Unlike Hannah, I’m not in grad school, and I’m no more busy than I usually am this time of year. But the past two months have flown by, and though I’ve been enjoying the experiences of the fall, I’ve been less focused on seasonal transitions, and more consumed by larger life changes.
Travel this summer took me to France, Switzerland, China, and India — and scooped me away from New England for nearly the entire month of July. Adventures were followed by the utterly practical task of moving, almost as soon as I returned home.
I blinked, and summer was over.
But rather than turning to autumnal activities like pumpkin carving and cider drinking, I’ve been focusing on the very real task of painting my apartment, unpacking book boxes, figuring out what’s missing, and what no longer belongs. This is a routine I’ve played out many times now, but each time it becomes a little more complex.

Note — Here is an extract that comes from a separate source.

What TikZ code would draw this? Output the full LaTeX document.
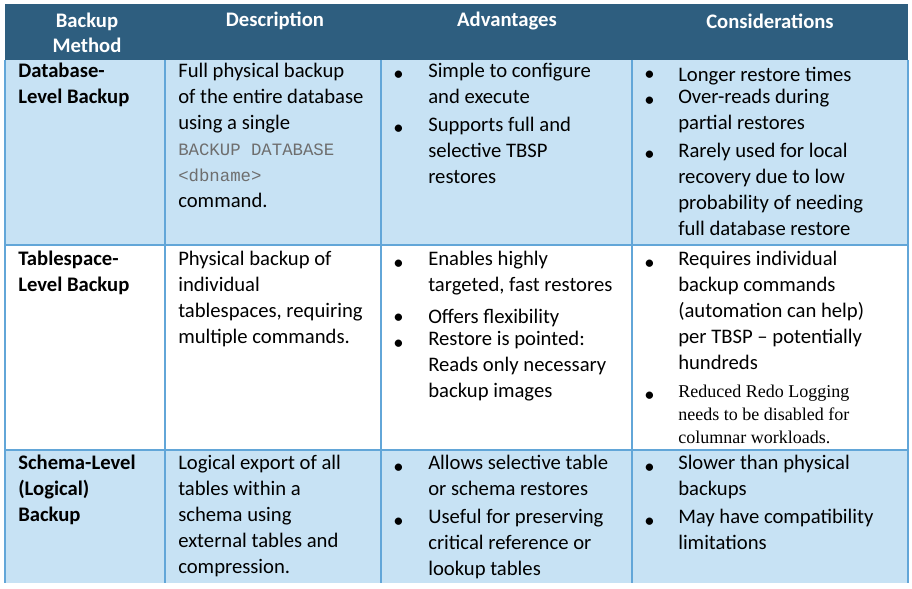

In boarding school, I had less than a car-full of stuff. My Compaq computer was anything but compact, and took up the majority of space in my dad’s car. Furniture was provided by the school, so all I needed was clothing, linens, class supplies, an alarm clock, and a phone. My decorations were iconic French advertisements that I had purchased in Montmartre while feeling oh-so-sophisticated the summer before I first went to Exeter and a smattering of postcards I had collected over the years. Each year I had a new room, a new space to make my own.
College wasn’t much different, until my sophomore year when I decided to move into a “luxury” duplex (think big, boxy, and boring) 2 miles from campus. I painted my room, moved a bunch of furniture from home, and 10 months later, it was time to paint the walls back and move the furnishings out. My stuff sat in storage for the next few years as I lived in tiny collegetown apartments that didn’t leave much room for decoration and always came with a few dusty, scratched pieces of furniture. I would live in one place for 10 months, then another for 2 months, never setting down roots. Those posters from high school came with me wherever I went — whether it was for a year or a few months — and provided a sense of continuity, of familiarity.
By now I’ve lived in the city for almost 3 years, 2.5 of which were spent in my first apartment. Now that I have an apartment I adore, I want to live in a space that reflects who I am now, and not who I was — or wanted to be — when I was 14. And so I’ve started down that unfamiliar path of settling into a more permanent place, enjoying the surprises it often brings, and fondly remembering those other, earlier fall days when I was taking stock of new dorm rooms and unpacking my posters.
Weather:
A beautiful, sunny fall day at 63 degrees in Cambridge. Austin is a summery 84 degrees.
Mood:
Anna: 7 out of 10. It’s Friday and I’m research history in a beautiful library.